A look at the meaning and motivation behind our frank pope

OSV Newsweekly

Last month in Rome, a senior Catholic commentator was contacted by a U.S. news channel. Could he come into the studio to explain what Pope Francis meant when he said that couples who choose not to have children are part of a “greedy generation”? They were still absorbing his suggestion that Catholics shouldn’t breed like rabbits, which had offended people with big families; was he now going back on that? Was this a politician’s attempt to appeal to different constituencies?

“Is it just me,” the CNN host asked John Allen, “or is the pope talking out of both sides of his mouth?”

March 13 marks the two-year anniversary of Pope Francis’ election, and since then, the soundbite-loving, 24-hour news industry, turbo-charged by social media, has been fascinated by Pope Francis’ forthright, amusing and sometimes bewildering comments. Equally busy are the spokespeople and commentators offering to put them all in context and explain what he meant.

The pope’s handlers aren’t trying to stop him, even if they could. Pope Francis reserves the right to speak directly to the outside world — no pope has ever spoken so frankly and so openly to the Vatican press corps — and his unfiltered remarks are one of the reasons why he is both popular and admired. Pope Francis is news because he matters. He is a religious leader capable of attracting 7 million rain-soaked people at an open-air Mass in Manila, Philippines, of brokering the restoration of U.S.-Cuba ties after 40 years, and of directing the biggest shake-up in Church governance in generations. But he is news also because he communicates vividly through actions and off-the-cuff remarks rather than through solemn declarations.

They can appear contradictory in part because Catholic teaching doesn’t fit simply into the “categories” often applied in news stories. Pope Francis’ reaffirmation of the male priesthood might seem to contradict his call for more women to occupy positions of leadership in the Church, but only if priesthood is equated (as the media does) with power and status. In the same way, Pope Francis can appear to be saying two different things because the reports of his remarks carry only one segment of a teaching that is both broad and balanced: thus, marital sexuality must be open to the gift of life, but couples are also called to discern, responsibly, the right number of children they can raise.
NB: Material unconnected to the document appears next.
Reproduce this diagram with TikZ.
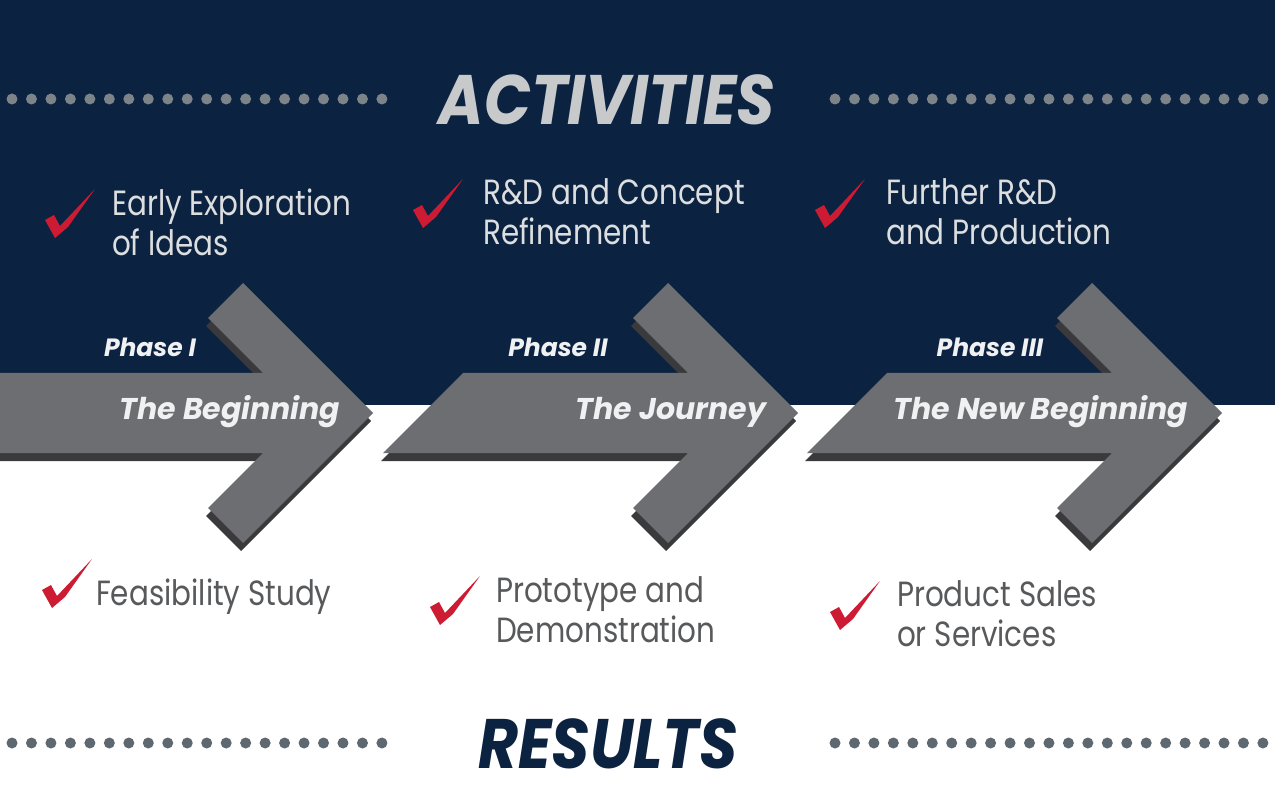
\documentclass[tikz,border=0pt]{standalone}
\usepackage{fontspec}
\setmainfont{Poppins}
\definecolor{navy}{RGB}{11,35,64}
\definecolor{arrowgray}{RGB}{109,110,114}
\definecolor{shadowgray}{RGB}{58,58,60}
\definecolor{dottop}{RGB}{124,132,138}
\definecolor{dotbottom}{RGB}{94,104,112}
\definecolor{checkred}{RGB}{206,27,52}
\definecolor{lighttext}{RGB}{220,222,224}
\definecolor{darktext}{RGB}{88,89,91}
\definecolor{headgray}{RGB}{200,201,203}
\definecolor{phasewhite}{RGB}{240,241,242}
\begin{document}
\begin{tikzpicture}[x=1pt,y=-1pt,
	heading/.style={anchor=base,inner sep=0,xscale=0.88,transform shape,font=\fontsize{70}{70}\selectfont\bfseries\itshape},
	phase/.style={anchor=base,inner sep=0,text=phasewhite,font=\fontsize{25}{25}\selectfont\bfseries\itshape},
	stage/.style={anchor=base,inner sep=0,text=phasewhite,font=\fontsize{30}{30}\selectfont\bfseries\itshape},
	item/.style={anchor=base west,inner sep=0,align=left,xscale=0.84,transform shape,font=\fontsize{35}{40}\selectfont},
	check/.style={fill=checkred}]
		\useasboundingbox (0,0) rectangle (1275,786);
		\fill[white] (0,0) rectangle (1275,786);
		\fill[navy] (0,0) rectangle (1275,405);

		% dotted rules
		\foreach \i in {0,...,19} \fill[dottop] (12+19.47*\i,99) circle (5.5);
		\foreach \i in {0,...,22} \fill[dottop] (835+19.45*\i,99) circle (5.5);
		\foreach \i in {0,...,19} \fill[dotbottom] (12+19.47*\i,743) circle (5.5);
		\foreach \i in {0,...,22} \fill[dotbottom] (835+19.45*\i,743) circle (5.5);

		\draw (607,125) node (activities)[heading,text=headgray]{ACTIVITIES};
		\draw (608,768) node (results)[heading,text=navy]{RESULTS};

		% arrows
		\coordinate (t1) at (373,413);
		\coordinate (t2) at (798,413);
		\coordinate (t3) at (1222,413);
		\fill[shadowgray] ([shift={(-2,8)}]t1) -- ++(-130,-130) -- ++(-35,35) -- ++(55,55) -- ++(-275,0) -- ++(0,80) -- ++(275,0) -- ++(-55,55) -- ++(35,35) -- cycle;
		\fill[arrowgray] (t1) -- ++(-130,-130) -- ++(-35,35) -- ++(55,55) -- ++(-275,0) -- ++(0,80) -- ++(275,0) -- ++(-55,55) -- ++(35,35) -- cycle;
		\fill[shadowgray] ([shift={(-2,8)}]t2) -- ++(-130,-130) -- ++(-35,35) -- ++(55,55) -- ++(-225,0) -- ++(-80,80) -- ++(305,0) -- ++(-55,55) -- ++(35,35) -- cycle;
		\fill[arrowgray] (t2) -- ++(-130,-130) -- ++(-35,35) -- ++(55,55) -- ++(-225,0) -- ++(-80,80) -- ++(305,0) -- ++(-55,55) -- ++(35,35) -- cycle;
		\fill[shadowgray] ([shift={(-2,8)}]t3) -- ++(-130,-130) -- ++(-35,35) -- ++(55,55) -- ++(-225,0) -- ++(-80,80) -- ++(305,0) -- ++(-55,55) -- ++(35,35) -- cycle;
		\fill[arrowgray] (t3) -- ++(-130,-130) -- ++(-35,35) -- ++(55,55) -- ++(-225,0) -- ++(-80,80) -- ++(305,0) -- ++(-55,55) -- ++(35,35) -- cycle;

		\draw (150,357) node (p1)[phase]{Phase I};
		\draw (558,357) node (p2)[phase]{Phase II};
		\draw (990,357) node (p3)[phase]{Phase III};
		\draw (230,419) node (s1)[stage]{The Beginning};
		\draw (671,419) node (s2)[stage]{The Journey};
		\draw (1041,419) node (s3)[stage]{The New Beginning};

		% checks
		\coordinate (c1) at (55,238);
		\coordinate (c2) at (423,228);
		\coordinate (c3) at (825,228);
		\coordinate (c4) at (52,608);
		\coordinate (c5) at (440,625);
		\coordinate (c6) at (840,630);
		\fill[check] (c1) -- ++(-10,-18) -- ++(9,-5) -- ++(6,11) -- ++(35,-37) -- ++(-27,38) -- cycle;
		\fill[check] (c2) -- ++(-10,-18) -- ++(9,-5) -- ++(6,11) -- ++(35,-37) -- ++(-27,38) -- cycle;
		\fill[check] (c3) -- ++(-10,-18) -- ++(9,-5) -- ++(6,11) -- ++(35,-37) -- ++(-27,38) -- cycle;
		\fill[check] (c4) -- ++(-10,-18) -- ++(9,-5) -- ++(6,11) -- ++(35,-37) -- ++(-27,38) -- cycle;
		\fill[check] (c5) -- ++(-10,-18) -- ++(9,-5) -- ++(6,11) -- ++(35,-37) -- ++(-27,38) -- cycle;
		\fill[check] (c6) -- ++(-10,-18) -- ++(9,-5) -- ++(6,11) -- ++(35,-37) -- ++(-27,38) -- cycle;

		% base of a two-line item is its second line
		\draw (112,256) node (i1)[item,text=lighttext]{Early Exploration\\of Ideas};
		\draw (483,245) node (i2)[item,text=lighttext]{R\&D and Concept\\Refinement};
		\draw (886,245) node (i3)[item,text=lighttext]{Further R\&D\\and Production};
		\draw (96,605) node (i4)[item,text=darktext]{Feasibility Study};
		\draw (496,642) node (i5)[item,text=darktext]{Prototype and\\Demonstration};
		\draw (897,646) node (i6)[item,text=darktext]{Product Sales\\or Services};
	\end{tikzpicture}
\end{document}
And sometimes Pope Francis seems to be speaking out of both sides of his mouth because of the distinction between doctrine and pastoral ministry. When Pope Francis stands firm against the “ideological colonization” of gender theory that is seeking to redefine marriage, he is defending the integrity of doctrine. When he said, “If a person is gay and seeks God and has good will, who am I to judge?” he is articulating God’s unconditional embrace of all his creatures. Because he is both solidly rooted in the tradition of the Church and a pastor of great compassion, the tension between doctrine and application can seem particularly marked in him.

•••

A large part of the great reform Pope Francis is carrying through is about the universal Church recovering its pastoral dimension, which has grown less visible over the past two decades because of the papacy’s emphasis on teaching clear doctrine. The stress on clarity and continuity has given an impression to outsiders of stasis and rigidity, symbolized by carefully vetted documents of theological precision.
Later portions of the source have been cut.